I also combined the work of a counsellor and beating some of the stubborn ones. I remember that some of the students would tell me that education was not by force or compulsory, and I would tell them that it was not by force, but once they were in school it was compulsory for them to study.           

Who were your mates in school? 

Some of them are dead, but I remember Ahmad Kamaldeen, the Mufti of Ilorin. Dapo Olanrewaju is dead.

Among your students, can you remember anyone who has made a landmark achievement in life?

I taught the former Minister of Agriculture, Professor Sheik Ahmed Abdullahi in primary school and the teachers’ training college. I also taught the former governor of Sokoto State, Aliyu Wammako. We still communicate up till today. One of my students, Usman Madawatta, was a director-general of the Nigerian Television Authority (NTA). We are still communicating. In fact, he has become part of my family. I cannot even remember some of them who usually call to greet me.

After your studies abroad, how did you feel when you came back to Nigeria?

I am a different man completely. I was already married before going abroad, so each time we were on break, I usually ran back to Nigeria to stay with my children and wife. Some of my friends advised me to stay back, but I made them understand that I could not leave my family for a long period of time.

You seem to be completely attached to your family, can you speak about your marital life?

The journey has been smooth. There’s no regret because it was a case of matchmaking. My two wives were given to me by their parents. My first wife was a daughter to my brother’s friend and my second wife is related to my mother. They joined us to keep the family together and stronger.

Would you share your experience in the early days of your marital life as a polygamist?

Life is not difficult; it is whatever you make out of it. That has been my philosophy in life, and I always admonish my children and people around me with that understanding.

How would you describe the teaching profession?  

It is borne out of passion. There’s a popular saying that “being a teacher is nature.’’ Teaching came to me naturally.

As a young boy, what was your dream for Nigeria?

Nigeria was better when we were growing. Things were not difficult. You got whatever you wanted with no stress at all. I expected that it would get better as time passed by, but it’s shocking to see the country become what it is today. 

Youths of nowadays have made the country what it is; and I believe that is how they want it to be. I had wanted Nigeria to remain big and indivisible, no matter our differences. I am shocked with what is happening in the country now. It was during one of the meetings on Mathematics I attended in Onitsha that I was co-opted as the author of the book I showed you earlier.

Mathematics happens to be one of the subjects dreaded by students; what do you think is responsible for that, and how can it be solved?

Mathematics is not that difficult. The interest of teachers and method of teaching is our problem. The attitude and interest of teachers towards the subject must change. As a teacher, you must come down to the level of the pupils and devote time for them, collectively and individually, if need be. The use of participatory method is very important. Mathematics is simple and easy to understand, but our teachers are making it difficult.

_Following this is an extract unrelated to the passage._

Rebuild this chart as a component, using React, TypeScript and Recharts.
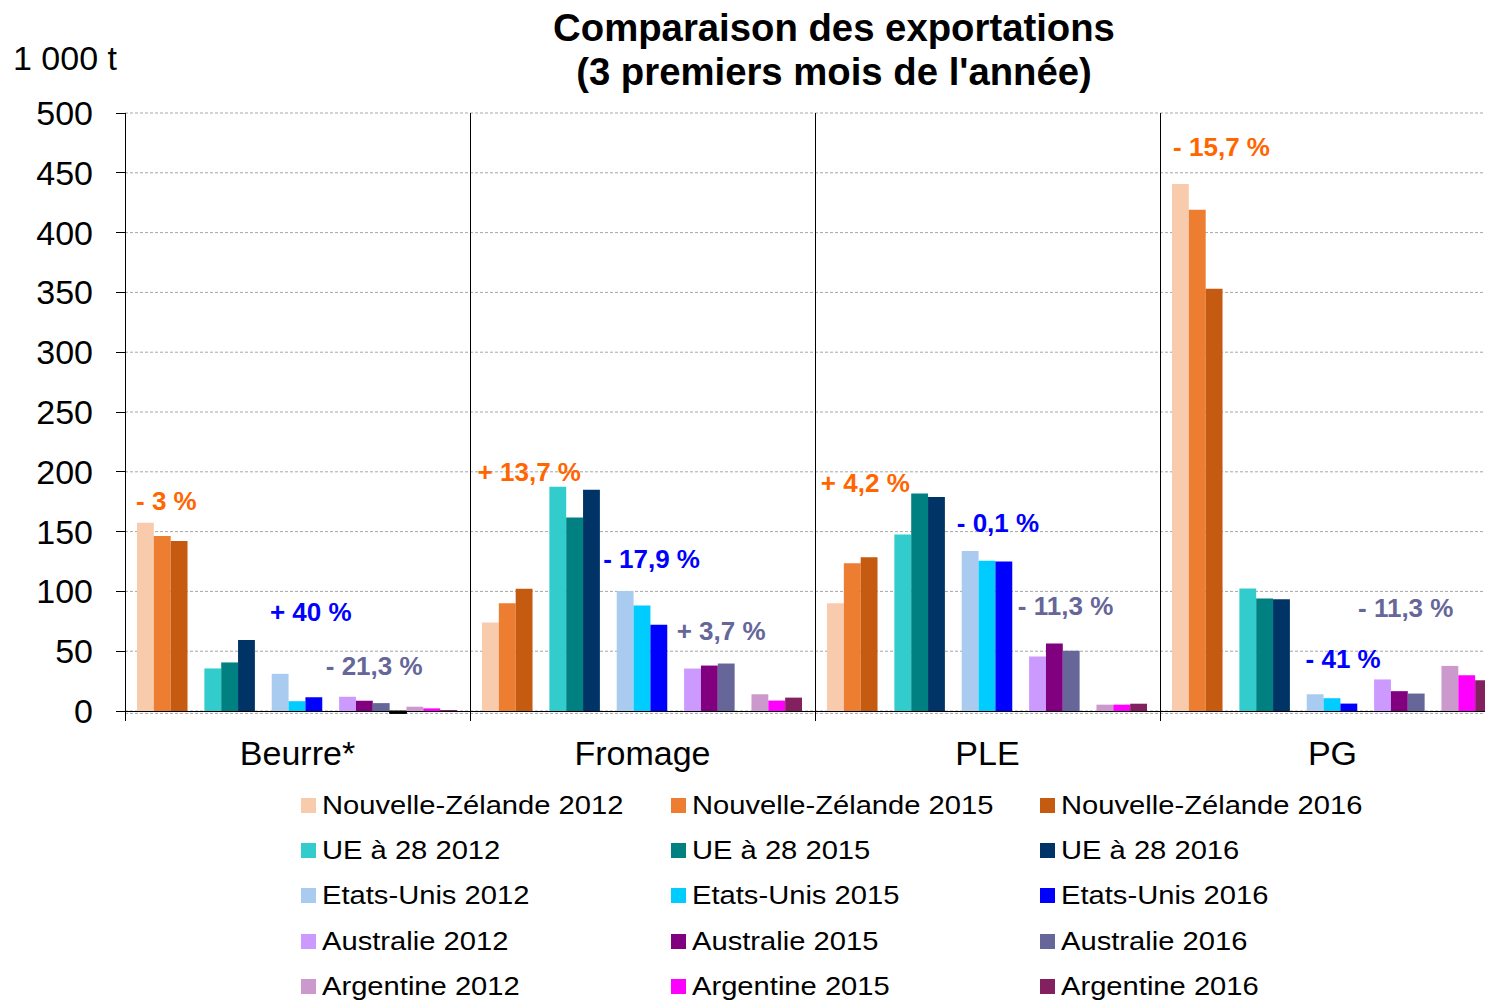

Do you support the call that sciences should be taught in local languages?   

No, I don’t.


There are things that cannot be explained in local languages that are in science; that is why I don’t subscribe to such call.

What is the way out of Nigeria’s education challenges?

We should look at the environment and draw schemes and syllabuses to meet our needs. If the environment is not conducive for the scheme, it should not be applied at all. Teachers should be made to have interest in their job.

Do you have any child in the teaching profession?

Yes, I have some of them; one is even a lecturer. In fact, he is the head of the Department of Computer Science in the College of Education Zuba. 

What would you like to be remembered for?

I want to be remembered as a good teacher and community development activist. I have been contributing to the development of my area.